Aim
Print the lines of the listing below verbatim from its first line through the line bearing "music_tail_counts = [3, 5, 8, 10, 12, 12, 230]". Any pictures are to be omitted.

============================================================

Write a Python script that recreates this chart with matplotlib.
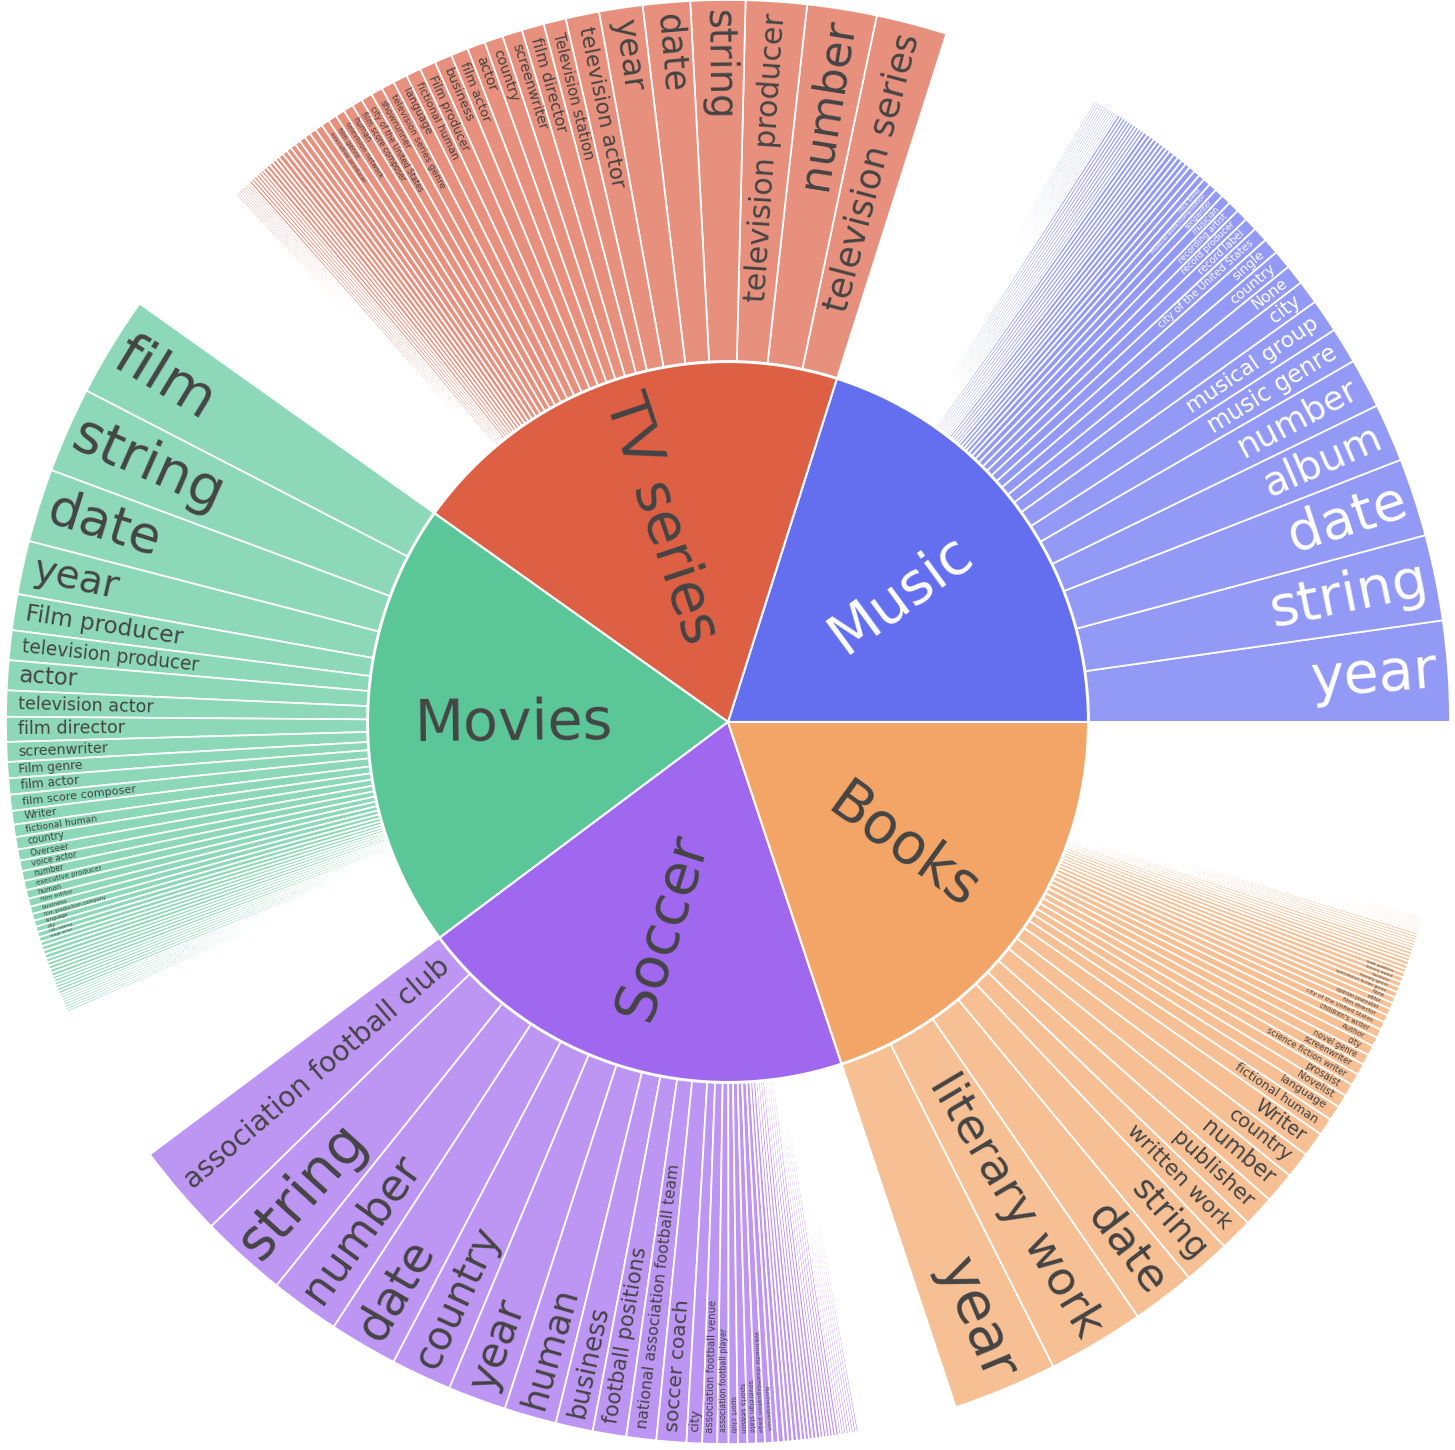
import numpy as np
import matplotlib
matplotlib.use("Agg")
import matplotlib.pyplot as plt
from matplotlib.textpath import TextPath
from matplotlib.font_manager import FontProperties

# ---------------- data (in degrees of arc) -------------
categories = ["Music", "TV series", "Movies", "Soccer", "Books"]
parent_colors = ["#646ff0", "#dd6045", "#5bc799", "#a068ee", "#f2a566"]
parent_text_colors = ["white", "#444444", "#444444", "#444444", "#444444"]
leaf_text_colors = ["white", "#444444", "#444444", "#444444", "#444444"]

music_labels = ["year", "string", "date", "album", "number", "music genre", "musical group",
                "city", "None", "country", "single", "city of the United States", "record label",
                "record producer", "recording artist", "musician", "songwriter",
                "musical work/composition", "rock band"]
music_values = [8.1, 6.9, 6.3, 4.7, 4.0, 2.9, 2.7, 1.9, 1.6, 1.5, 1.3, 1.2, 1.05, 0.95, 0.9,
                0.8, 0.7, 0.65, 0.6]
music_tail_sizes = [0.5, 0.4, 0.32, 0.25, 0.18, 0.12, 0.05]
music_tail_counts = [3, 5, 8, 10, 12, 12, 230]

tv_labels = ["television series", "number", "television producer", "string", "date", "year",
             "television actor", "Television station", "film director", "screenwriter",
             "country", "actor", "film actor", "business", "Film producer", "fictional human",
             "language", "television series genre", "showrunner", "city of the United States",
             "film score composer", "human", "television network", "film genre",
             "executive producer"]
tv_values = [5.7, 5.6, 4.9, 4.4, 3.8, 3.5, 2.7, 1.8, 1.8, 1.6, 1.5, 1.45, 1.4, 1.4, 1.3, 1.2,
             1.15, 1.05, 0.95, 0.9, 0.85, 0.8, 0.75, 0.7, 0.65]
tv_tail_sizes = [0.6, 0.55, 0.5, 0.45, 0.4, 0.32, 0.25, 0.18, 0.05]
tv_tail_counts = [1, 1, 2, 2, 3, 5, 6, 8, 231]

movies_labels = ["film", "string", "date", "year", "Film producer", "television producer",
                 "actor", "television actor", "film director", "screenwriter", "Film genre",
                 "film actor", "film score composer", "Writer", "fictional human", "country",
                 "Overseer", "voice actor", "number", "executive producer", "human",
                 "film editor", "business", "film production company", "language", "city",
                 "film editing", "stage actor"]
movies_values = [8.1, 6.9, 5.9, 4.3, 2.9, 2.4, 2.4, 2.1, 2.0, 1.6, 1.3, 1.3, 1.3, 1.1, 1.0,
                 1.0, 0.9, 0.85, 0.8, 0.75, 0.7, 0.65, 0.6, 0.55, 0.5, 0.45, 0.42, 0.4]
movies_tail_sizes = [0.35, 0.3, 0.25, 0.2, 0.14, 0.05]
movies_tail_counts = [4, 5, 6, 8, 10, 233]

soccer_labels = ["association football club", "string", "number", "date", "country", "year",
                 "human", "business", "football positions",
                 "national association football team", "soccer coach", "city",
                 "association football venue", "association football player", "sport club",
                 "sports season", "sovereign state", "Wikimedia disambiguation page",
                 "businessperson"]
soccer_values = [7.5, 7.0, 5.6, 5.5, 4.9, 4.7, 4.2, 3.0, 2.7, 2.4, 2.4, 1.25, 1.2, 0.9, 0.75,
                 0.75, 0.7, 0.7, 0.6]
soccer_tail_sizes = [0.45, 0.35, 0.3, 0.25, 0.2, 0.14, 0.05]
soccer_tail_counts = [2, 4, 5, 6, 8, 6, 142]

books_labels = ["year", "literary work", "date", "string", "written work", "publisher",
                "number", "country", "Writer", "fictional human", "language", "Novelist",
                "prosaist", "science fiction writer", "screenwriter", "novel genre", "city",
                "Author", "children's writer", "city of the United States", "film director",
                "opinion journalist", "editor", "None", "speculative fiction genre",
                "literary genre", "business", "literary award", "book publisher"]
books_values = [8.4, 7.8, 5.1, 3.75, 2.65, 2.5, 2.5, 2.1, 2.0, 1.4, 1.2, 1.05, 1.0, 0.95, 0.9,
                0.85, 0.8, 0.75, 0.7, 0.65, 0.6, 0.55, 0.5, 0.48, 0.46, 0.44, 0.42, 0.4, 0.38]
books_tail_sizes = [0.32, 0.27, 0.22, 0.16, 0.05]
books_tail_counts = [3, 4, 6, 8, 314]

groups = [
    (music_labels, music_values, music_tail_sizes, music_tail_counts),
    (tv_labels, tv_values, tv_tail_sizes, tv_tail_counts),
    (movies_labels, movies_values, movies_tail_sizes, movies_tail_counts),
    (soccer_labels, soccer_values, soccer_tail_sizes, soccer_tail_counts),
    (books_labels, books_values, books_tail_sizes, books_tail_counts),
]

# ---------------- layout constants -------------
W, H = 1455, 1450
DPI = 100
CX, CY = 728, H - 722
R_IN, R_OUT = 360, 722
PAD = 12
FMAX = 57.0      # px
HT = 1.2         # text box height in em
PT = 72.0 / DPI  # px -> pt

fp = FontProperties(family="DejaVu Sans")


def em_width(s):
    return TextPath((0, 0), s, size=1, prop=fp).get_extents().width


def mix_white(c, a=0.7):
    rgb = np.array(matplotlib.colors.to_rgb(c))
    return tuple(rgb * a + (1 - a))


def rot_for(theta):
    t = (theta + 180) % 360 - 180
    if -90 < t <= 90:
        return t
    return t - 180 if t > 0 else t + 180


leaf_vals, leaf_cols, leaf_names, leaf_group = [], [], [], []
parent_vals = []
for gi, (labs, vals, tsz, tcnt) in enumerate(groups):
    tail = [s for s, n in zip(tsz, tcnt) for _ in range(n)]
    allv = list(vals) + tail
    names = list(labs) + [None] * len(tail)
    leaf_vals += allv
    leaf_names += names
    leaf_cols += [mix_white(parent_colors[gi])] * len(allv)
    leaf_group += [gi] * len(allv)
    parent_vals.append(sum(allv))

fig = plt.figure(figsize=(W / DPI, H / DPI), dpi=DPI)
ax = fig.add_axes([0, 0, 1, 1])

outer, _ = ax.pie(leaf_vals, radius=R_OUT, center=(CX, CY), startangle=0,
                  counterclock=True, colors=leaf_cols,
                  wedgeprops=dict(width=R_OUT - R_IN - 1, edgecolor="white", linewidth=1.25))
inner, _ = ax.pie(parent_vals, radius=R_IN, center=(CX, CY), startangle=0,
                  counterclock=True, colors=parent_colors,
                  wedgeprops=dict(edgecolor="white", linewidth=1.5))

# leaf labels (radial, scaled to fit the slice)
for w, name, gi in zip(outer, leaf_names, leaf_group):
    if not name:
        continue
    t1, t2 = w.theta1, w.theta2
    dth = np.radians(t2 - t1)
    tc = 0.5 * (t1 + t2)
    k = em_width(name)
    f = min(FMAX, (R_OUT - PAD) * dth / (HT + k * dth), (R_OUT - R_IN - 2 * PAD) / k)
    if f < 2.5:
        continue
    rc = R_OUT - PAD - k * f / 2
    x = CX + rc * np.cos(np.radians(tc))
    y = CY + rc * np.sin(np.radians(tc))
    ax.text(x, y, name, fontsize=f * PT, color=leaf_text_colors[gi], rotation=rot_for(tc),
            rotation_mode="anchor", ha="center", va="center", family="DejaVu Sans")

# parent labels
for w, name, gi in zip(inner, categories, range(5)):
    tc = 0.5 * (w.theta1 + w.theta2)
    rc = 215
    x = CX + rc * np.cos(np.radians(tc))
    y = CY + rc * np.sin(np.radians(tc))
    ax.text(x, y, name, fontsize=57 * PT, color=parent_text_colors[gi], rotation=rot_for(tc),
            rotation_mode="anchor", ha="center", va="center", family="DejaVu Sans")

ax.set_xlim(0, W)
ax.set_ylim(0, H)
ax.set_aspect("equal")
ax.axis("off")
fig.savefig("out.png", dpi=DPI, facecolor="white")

============================================================

Answer in full
Write a Python script that recreates this chart with matplotlib.
import numpy as np
import matplotlib
matplotlib.use("Agg")
import matplotlib.pyplot as plt
from matplotlib.textpath import TextPath
from matplotlib.font_manager import FontProperties

# ---------------- data (in degrees of arc) -------------
categories = ["Music", "TV series", "Movies", "Soccer", "Books"]
parent_colors = ["#646ff0", "#dd6045", "#5bc799", "#a068ee", "#f2a566"]
parent_text_colors = ["white", "#444444", "#444444", "#444444", "#444444"]
leaf_text_colors = ["white", "#444444", "#444444", "#444444", "#444444"]

music_labels = ["year", "string", "date", "album", "number", "music genre", "musical group",
                "city", "None", "country", "single", "city of the United States", "record label",
                "record producer", "recording artist", "musician", "songwriter",
                "musical work/composition", "rock band"]
music_values = [8.1, 6.9, 6.3, 4.7, 4.0, 2.9, 2.7, 1.9, 1.6, 1.5, 1.3, 1.2, 1.05, 0.95, 0.9,
                0.8, 0.7, 0.65, 0.6]
music_tail_sizes = [0.5, 0.4, 0.32, 0.25, 0.18, 0.12, 0.05]
music_tail_counts = [3, 5, 8, 10, 12, 12, 230]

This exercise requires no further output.